The optimized experimentally formed bent tube and simulated bent tube are equally divided into seven nodes along the bending section. The values of wall thickness for each node are measured and compared between the simulated before and after optimization (B.O. and A.O.) and experimental values (EV), as illustrated in Fig. 16. It can be seen that the optimized simulated values are consistent with the experimental values. This indicates that the process parameters optimized through simulation and modeling have a guiding effect on improving the quality of the formed bent tube. The formed quality of the bent tube with the optimal process parameters is significantly better than other process parameters.

Fig. 16

Thickness distribution of the bending section of the simulation and experimental results

7 Conclusions

A differential heating push-bending (DHP-B) method for thin-walled tubes with small bending radius was proposed to improve the forming quality. The influence of temperature, friction coefficient, and reverse thrust on the forming quality was explored through orthogonal experiments.
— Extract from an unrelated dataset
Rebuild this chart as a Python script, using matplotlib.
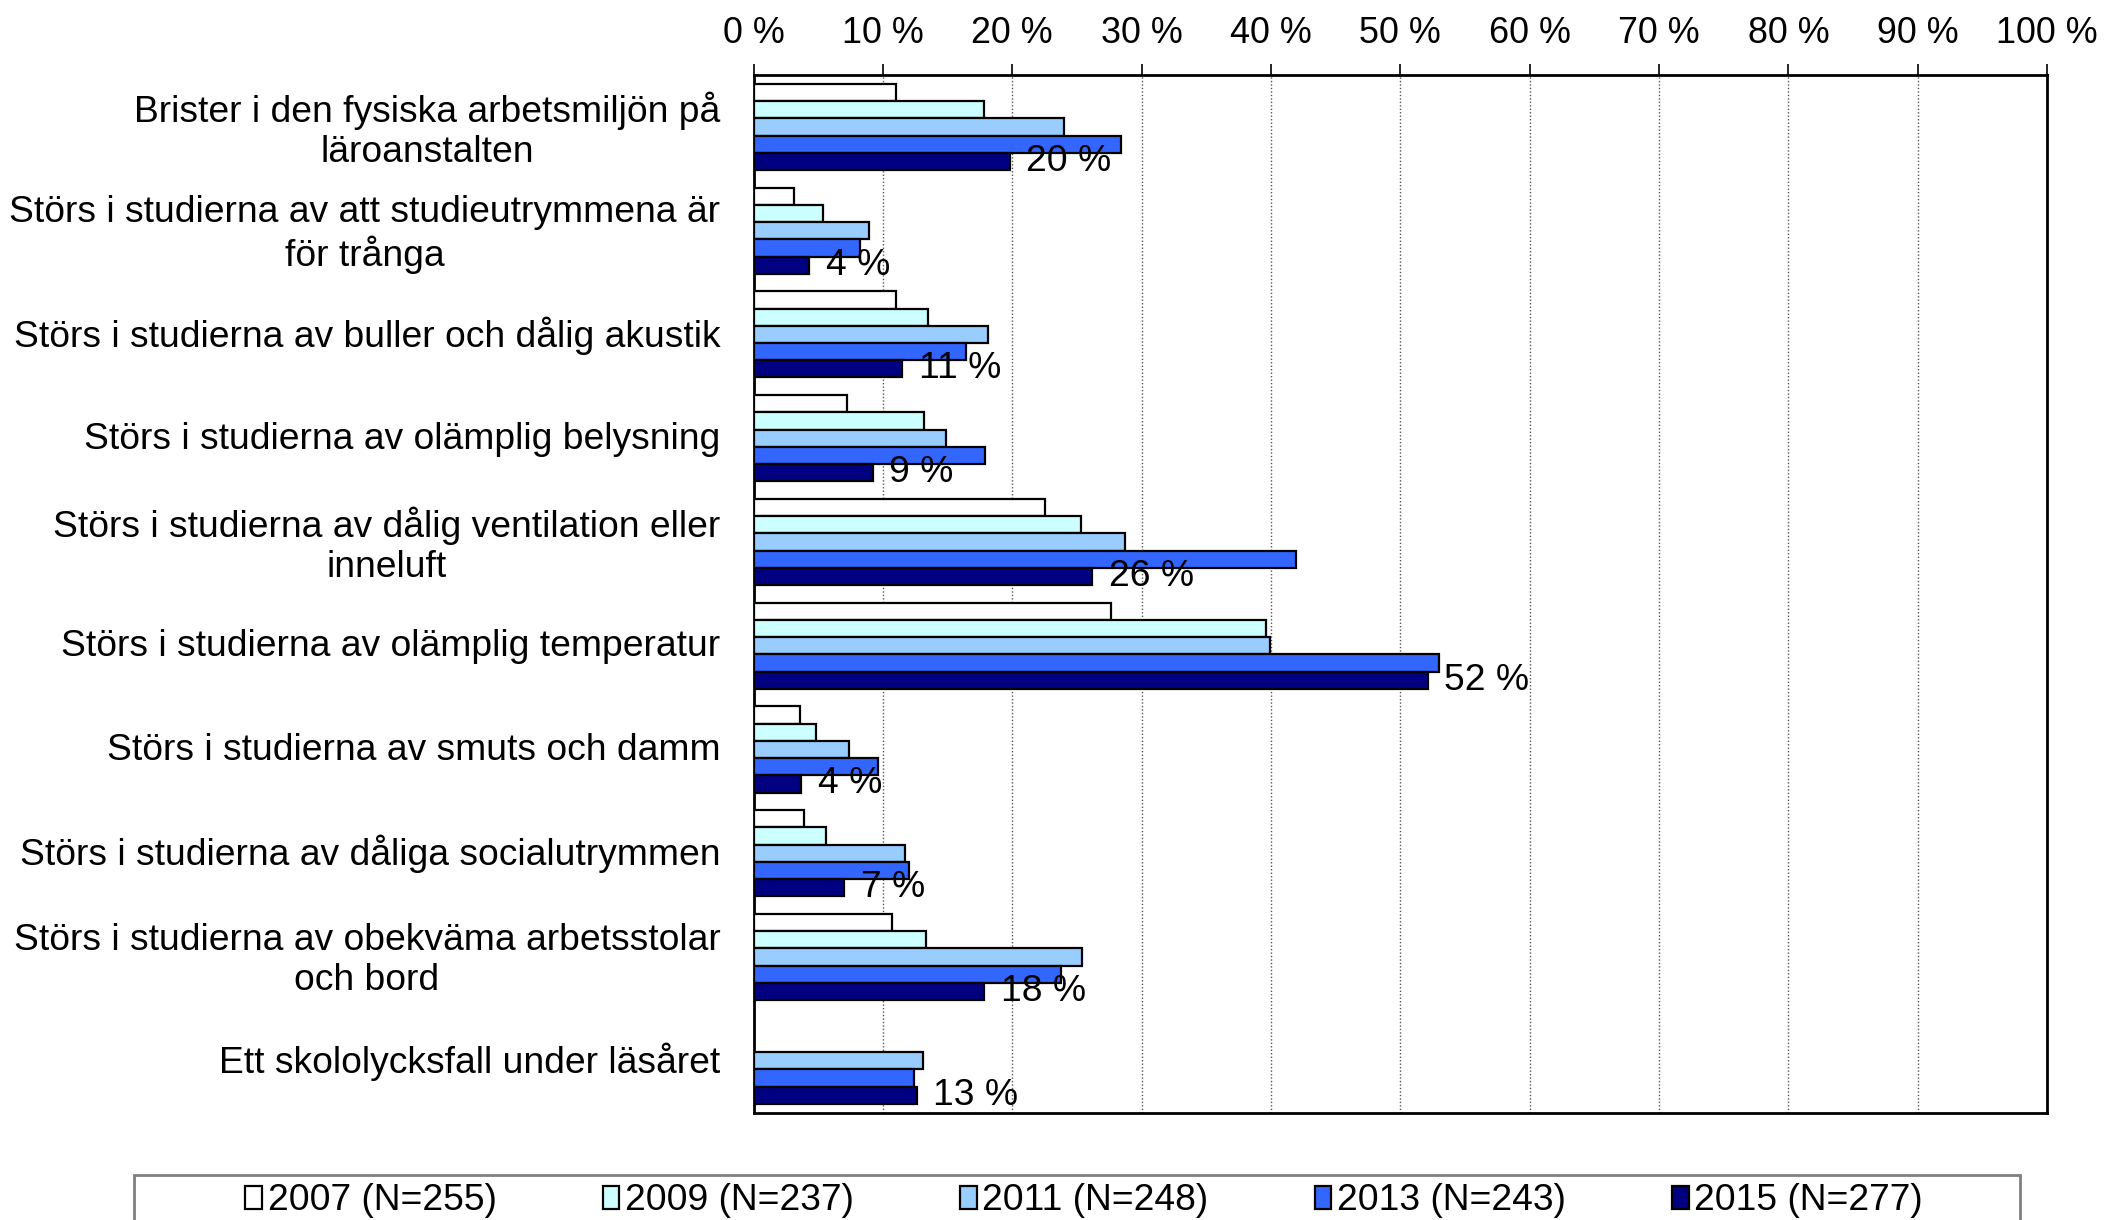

Meanwhile, DHP-B tests were carried out on 5A02 aluminum alloy tubes with a diameter of 32 mm, a wall thickness of 1 mm, and a relative bending radius of 0.9. The experimental results were consistent with the simulation results. The conclusions are as follows:

1. (1)

   Based on the influence of temperature difference on the thickness distribution of the bent tube, the optimum temperature is 300 °C. Higher temperatures accelerated the flow of materials, leading to an increase in the thickening rate and a decrease in the thinning rate of the bent tube. Furthermore, higher temperatures caused a reduction in the strength of the rubber, resulting in inadequate support and an increase in the ovality of the bent tube. Lower temperatures may induce uneven wall thickness distribution in the bent tube due to decreased material plasticity, reduced fluidity, and increased accumulation at the bend section. 

2. (2)

   When performing differential heating forming, reducing the friction coefficient within the guiding zone (Z₃) of the tube and increasing the differentiation of lubrication methods between the inner and outer deformation zones of the tube (Z₁ and Z₂₎ can be advantageous in facilitating the transmission of thrust towards the deformation zone. It results in the increasing flow velocity of material on the inner and outer sides of the tube, which reduces the likelihood of material accumulation and subsequently decreases the wall thickening at the intrados and wall thinning at the extrados of the bent tube.

3. (3)

   Reverse thrust facilitates the distribution of the wall thickness in bending tubes and improves the quality of tube forming; short reverse thrust may result in inadequate internal pressure, leading to wrinkling during bending; excessive reverse thrust may cause material accumulation and increase the risk of wrinkling on the intrados and fracture on the extrados of the bent tube.

4. (4)

   The optimal solution obtained through orthogonal experiments is A₃B₄C₄D₁E₁, i.e., the temperature of 300 °C, the friction coefficient of 0.1 in the Z₁ zone, 0.1 in the Z₂ zone, 0.03 in the Z₃ zone, and reverse thrust of 27 MPa. With this scheme, the forming quality of the tube is stable, without any defects such as wrinkling or over-thinning; the cross-sectional ovality is low; and the wall thickness distribution is more reasonable.